More than 50 years ago, the Cat in the Hat arrived at the doorstep at the Queen Alexandria Solarium in Saanich, a 1957 first edition signed by Dr. Seuss himself.
Theodor Geisel, a.k.a. Dr. Seuss, was known for sending his books to children’s hospitals, and he dedicated this copy to the sick kids of the Solarium, now called the Queen Alexandra Centre for Children’s Health.
But like the mischievous and enigmatic Cat, the book vanished at some point in the following decades. It only surfaced in January this year in a Kilshaw’s auction, and by a stroke of fate, medical doctor looking for furniture recognized its significance, and ponied up the hard cash.

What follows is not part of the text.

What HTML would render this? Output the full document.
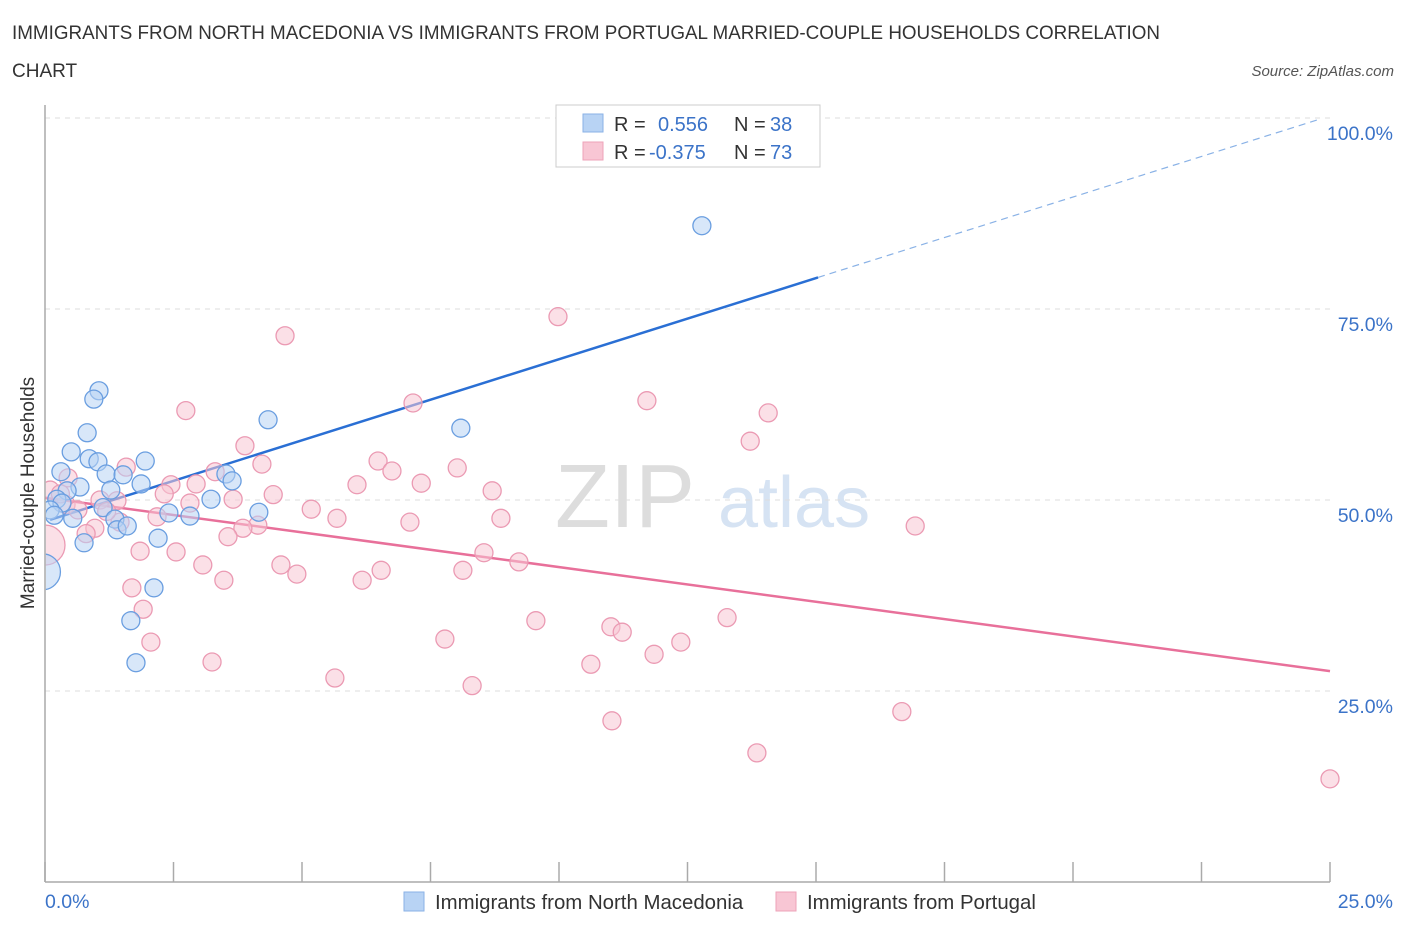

“I went to the auction specifically to return (the book) to its previous owner,” said Dr. Robert O’Connor, a GP who’s opened a practice in Metchosin. “The book is dedicated to the children of the Queen Alexandra Centre. I wanted to send it back where it’s supposed to be, rather than sitting on someone’s bookshelf.”
Kilshaw’s estimated the signed copy would fetch a few hundred dollars, but O’Conner entered into a bidding war that he won for $550 – “under budget,” he said. He verified the authenticity of the Dr. Seuss signature with Neil Williams, an expert in children’s books in Victoria.
“The book was intact. No one coloured in it or ripped out pages,” said O’Connor, who relocated from Twillingate, NL, the iceberg capital of the world, in November 2011. “I sat down and read the story. I hadn’t read it for a while.”
He noted that Kilshaw’s and Williams waived their fees once they understood the book would be donated, once again, to the Queen Alexandra Centre.
Through the auction process, O’Connor discovered the book had been sold for 25 cents at a garage sale at Goward House in 1992 to a woman who collected children’s books. She didn’t notice it was a signed edition until 2002, when she took it off the shelf to read to her young daughter, who it happens was treated at QACCH.
“The book somehow got lost. There is no history of when it came here. It was at least in the late 1950s or early ’60s,” said Jessica Woollard with the Children’s Health Foundation of Vancouver Island, which is on the QACCH grounds and helps support the centre. “There is no record on how it ended up across the road in a rummage sale.”
Woollard said the foundation has received some interesting donations in its time – most recently gold from old fillings from two dentists; and $1,100 from the outcome of a contest via Twitter by the owner of the Indianapolis Colts football team – but the Dr. Seuss book holds a special place in their hearts.
“We know how significant Dr. Seuss is to kids, and for a centre that helps kids with special needs this is amazing,” she said. “It’s hard to believe we have this book with his signature.”
The centre plans to display the book in a glass case that is kid-high, which is on permanent loan from O’Connor.
The book is stamped with John Cole’s Bookshop in La Jolla, Calif., the hometown of Dr. Seuss, meaning he probably bought it off his local bookseller. Cat in the Hat was highly innovative children’s writing for its day – and now – in terms of weaving together layered storytelling, education and entertainment.
O’Connor said the famed author likely recognized the Queen Alexandra Solarium as innovative itself, that it’s pastoral location by the ocean that offered alternative therapy for kids with polio and tuberculosis.
Cat in the Hat is a story written for Victoria he said, as it starts out with kids stuck inside on a rainy day. “I’m happy the book has a good home.”